Grounded.
That is the current status of SpaceX’s biggest bet. The FAA called a stop after an incident on the latest test flight. It wasn’t a total failure but it wasn’t smooth either.
The 22 May Starship Flight 12 resulted in a mishap.
That’s what regulators said. And when they say mishap, flights halt until an investigation clears the air.
A splashdown gone hard
Here is what happened. Starship launched from Texas on May 22. It worked. The upper stage flew out and did its job. It even managed a controlled landing in the Indian ocean. Impressive stuff.
But the booster didn’t fare as well.
The Super Heavy first stage came back down into the Gulf of Mexico. Only one engine lit. Out of thirty-three. You do the math.

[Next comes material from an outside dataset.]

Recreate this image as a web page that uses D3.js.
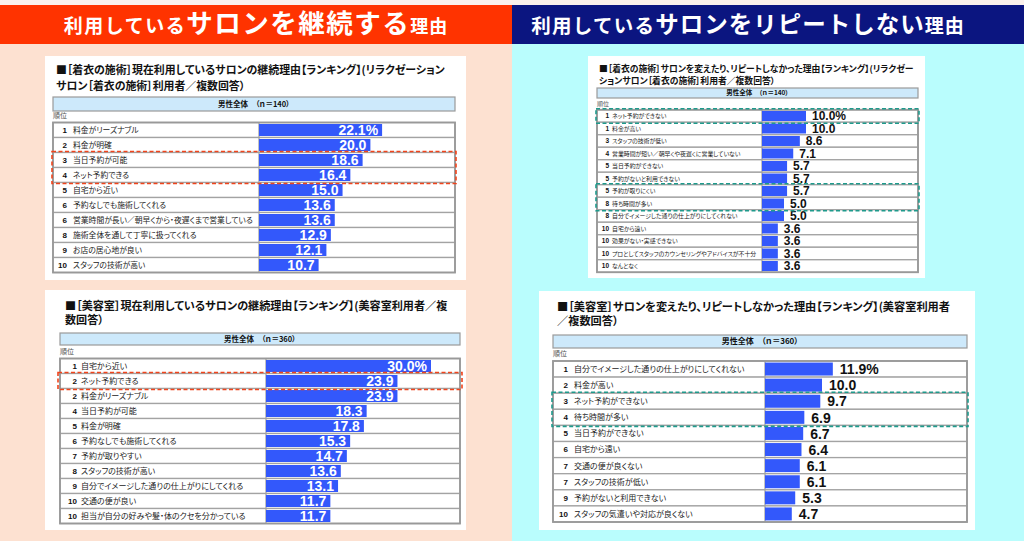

It hit the water like a hammer. The impact was so violent that the FAA classified the event as a formal mishap. Not a minor hiccup. A safety review is now mandatory before anyone else touches a switch.
Why it matters
Size counts.
Fully stacked, this beast is over 124 meters tall. It dwarfs NASA’s Saturn V by ten meters. We are talking about alien-level technology here, in Elon Musk’s own words. And complex tech breaks. Often.

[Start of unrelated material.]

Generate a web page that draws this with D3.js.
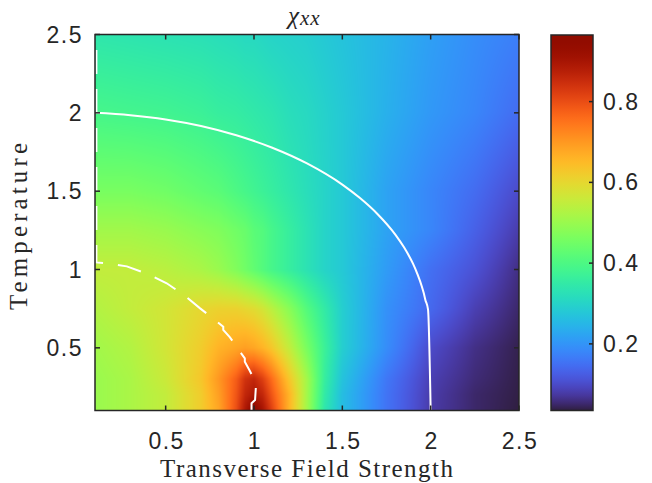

The goal? Humans on the moon again. Part of the Artemis program. But the timeline keeps slipping. The first crewed lunar return is now scheduled for 2028. It was supposed to happen in 2024 back in a more optimistic era.
Ready or not? Apparently not yet. The rocket development lags behind the agency’s original hopes. This splashdown incident just adds another line to the delay report.
Waiting game
Fix it first. Get approval second. Fly third.
SpaceX must present corrective actions to the FAA. Regulators need assurance that no system or procedure puts public safety at risk. It is a bureaucratic wall between now and the next launch.
No easy answers. No quick fixes. Just more engineering. And time.
Will Starship be ready next month? Or will 2028 feel further away than ever?